Is your co-founder being held up by a lack of clarity? Is it a lack of motivation or a lack of autonomy? Why are they not pulling their weight? Just sitting down to talk with them could help clear this up.
2. What job was your co-founder brought on to complete?
Is this job being completed? Maybe you need to define your roles better, or maybe they are in the wrong role.
3. Is your co-founder capable of doing the job?
Do their skills match their position? Sometimes, startup founders bring on close friends because they trust them, but then come to realize they are in the wrong position and the company suffers because of it. If your co-founder is not capable, you either need to lay them off or find a better spot for them within the company.
4. Do you just simply not like the way this co-founder works?
People work differently. Some like micromanaging while others prefer a more laid-back management style. Does your style match theirs? Is this something you can work on together, or is it a deal-breaker?

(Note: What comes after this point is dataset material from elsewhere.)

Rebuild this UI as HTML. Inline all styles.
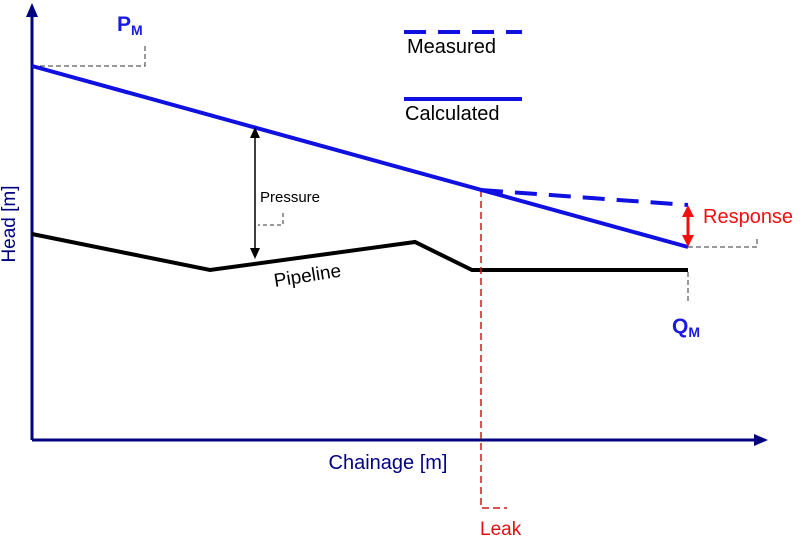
<!DOCTYPE html>
<html><head><style>body{margin:0;background:#fff}svg{display:block}text{font-family:"Liberation Sans",Arial,sans-serif}</style></head>
<body>
<svg width="810" height="542" viewBox="0 0 810 542" xmlns="http://www.w3.org/2000/svg">
<line x1="32" y1="440" x2="32" y2="14" stroke="#000080" stroke-width="3"/>
<polygon points="32,3 26,17 38,17" fill="#000080"/>
<line x1="32" y1="440" x2="756" y2="440" stroke="#000080" stroke-width="3"/>
<polygon points="768,440 754,434 754,446" fill="#000080"/>
<text x="15" y="224" font-size="19" fill="#000080" text-anchor="middle" transform="rotate(-90 15 224)">Head [m]</text>
<text x="388" y="469" font-size="20" fill="#000080" text-anchor="middle">Chainage [m]</text>
<polyline points="32,66 145,66 145,43" fill="none" stroke="#333" stroke-width="1" stroke-dasharray="5,3"/>
<text x="117" y="31" font-size="21" font-weight="bold" fill="#1a1ae6">P<tspan font-size="14" dy="4">M</tspan></text>
<polyline points="32,234 210,270 415,242 472,270 688,270" fill="none" stroke="#000" stroke-width="4"/>
<text x="275" y="287" font-size="19" fill="#000" transform="rotate(-9 275 287)">Pipeline</text>
<polyline points="481,190 481,508 507,508" fill="none" stroke="#d01818" stroke-width="1.5" stroke-dasharray="7,4"/>
<text x="480" y="535" font-size="19" fill="#e01010">Leak</text>
<line x1="32" y1="66" x2="688" y2="247" stroke="#1010e0" stroke-width="4"/>
<line x1="481" y1="190" x2="688" y2="205" stroke="#1010e0" stroke-width="4" stroke-dasharray="22,12"/>
<line x1="255" y1="136" x2="255" y2="250" stroke="#000" stroke-width="1.5"/>
<polygon points="255,127 250,138 260,138" fill="#000"/>
<polygon points="255,259 250,248 260,248" fill="#000"/>
<text x="260" y="202" font-size="15" fill="#000">Pressure</text>
<polyline points="283,213 283,225 258,225" fill="none" stroke="#333" stroke-width="1" stroke-dasharray="4,3"/>
<line x1="688" y1="214" x2="688" y2="238" stroke="#f01010" stroke-width="3"/>
<polygon points="688,205 682,217 694,217" fill="#f01010"/>
<polygon points="688,247 682,235 694,235" fill="#f01010"/>
<text x="703" y="223" font-size="20" fill="#f01010">Response</text>
<polyline points="688,247 757,247 757,237" fill="none" stroke="#333" stroke-width="1" stroke-dasharray="5,3"/>
<line x1="688" y1="272" x2="688" y2="304" stroke="#333" stroke-width="1" stroke-dasharray="5,3"/>
<text x="672" y="333" font-size="21" font-weight="bold" fill="#1a1ae6">Q<tspan font-size="14" dy="4">M</tspan></text>
<line x1="404" y1="32" x2="522" y2="32" stroke="#1010e0" stroke-width="4" stroke-dasharray="22,12"/>
<text x="407" y="53" font-size="20" fill="#000">Measured</text>
<line x1="404" y1="99" x2="522" y2="99" stroke="#1010e0" stroke-width="4"/>
<text x="405" y="120" font-size="20" fill="#000">Calculated</text>
</svg>
</body></html>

If it's the latter, maybe you should reconsider your position and theirs within the company. Working with other people is tricky in general. Our internal, instinct is to assume that we're the best workers on the planet and everyone else is incompetent, an idiot, a slacker or all of the above.
Usually, it's a combination of a lack of clarity at the organizational level in addition to poor communication, no processes, or just plain, old, we-don't-see-eye-to-eye-on-things-ness.
So before you start firing co-founders, ask these four questions. If these questions don't resolve the matter, then turn to your shareholder's agreement, or employment agreements, or simply ask them to step away, leaving behind unvested equity for the replacement employee you will have to bring in to pick up the hole left behind.